My girlfriend recently purchased me a 4 color 1 station acreenprinter. I have only one issue with it, which is pretty difficult to describe with out pictures. When I pull down the screen onto the platten, the arm of the screen wiggles? There are 2 bearings that the arm falls into that I assume are supposed to keep it into place, but they’re so far apart that the arm wiggles around, making it impossible to have a print show up in the same area of the tee. How can I fix this?? Thanks!!


----------



## gotshirtz002 (Dec 25, 2016)

Buy a better press...


Sent from my iPhone using Tapatalk


----------



## gotshirtz002 (Dec 25, 2016)

In reality, if the bearings are not adjustable then the press was made incorrectly.
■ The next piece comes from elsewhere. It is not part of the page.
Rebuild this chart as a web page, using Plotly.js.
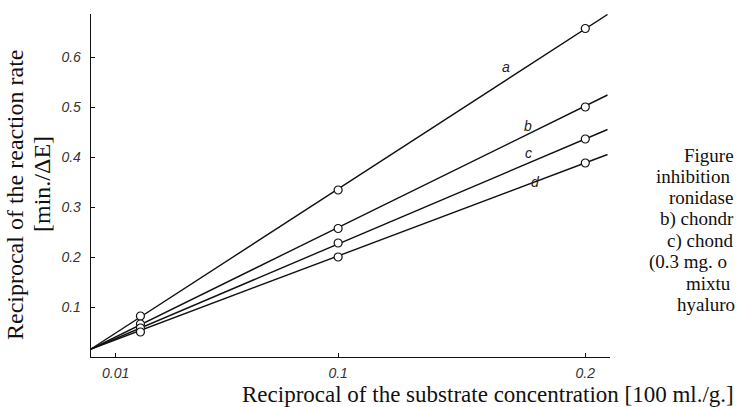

If you are locked on to this press, see if you can order the same style bearings in a larger diameter through Grainger. 

That said, the long-term answer to your problem is to but quality equipment up front; it will pay for itself in a short period of time since all these little issues cost you time lost as well as misprinted blanks. 


Sent from my iPhone using Tapatalk


----------



## sandhopper2 (Apr 26, 2010)

Where are you located , if socal I maybe able to fix for you


----------



## alrozac (Dec 20, 2012)

Sounds like a cheap Chinese press. If it is return it and get a good press. You can often find the good ones on Craigslist at a good price. We bought a cheap press for off site printing and got rid of it right away. Had issues with keeping the screens straight, could not keep registration and then the platten started warping without even using it under a flash.


----------



## splathead (Dec 4, 2005)

Post pictures of the problem area and indicate the brand name of your press.


----------



## Sulp (Dec 7, 2010)

That's exactly what those bearings do. When the screen comes down there is a piece of steel that goes between those bearings and there should be NO play between them. If you have play, its a BIG problem. You could NEVER do anything that needed to be flashed and hit again, or any multicolor prints until that problem is fixed. Can you adjust the bearings? If so, then you will be able to fix it. If not, the press is bad. Post a pic if you can. 
There are a LOT of cheap presses out there. Gotta be real careful who you buy from.


----------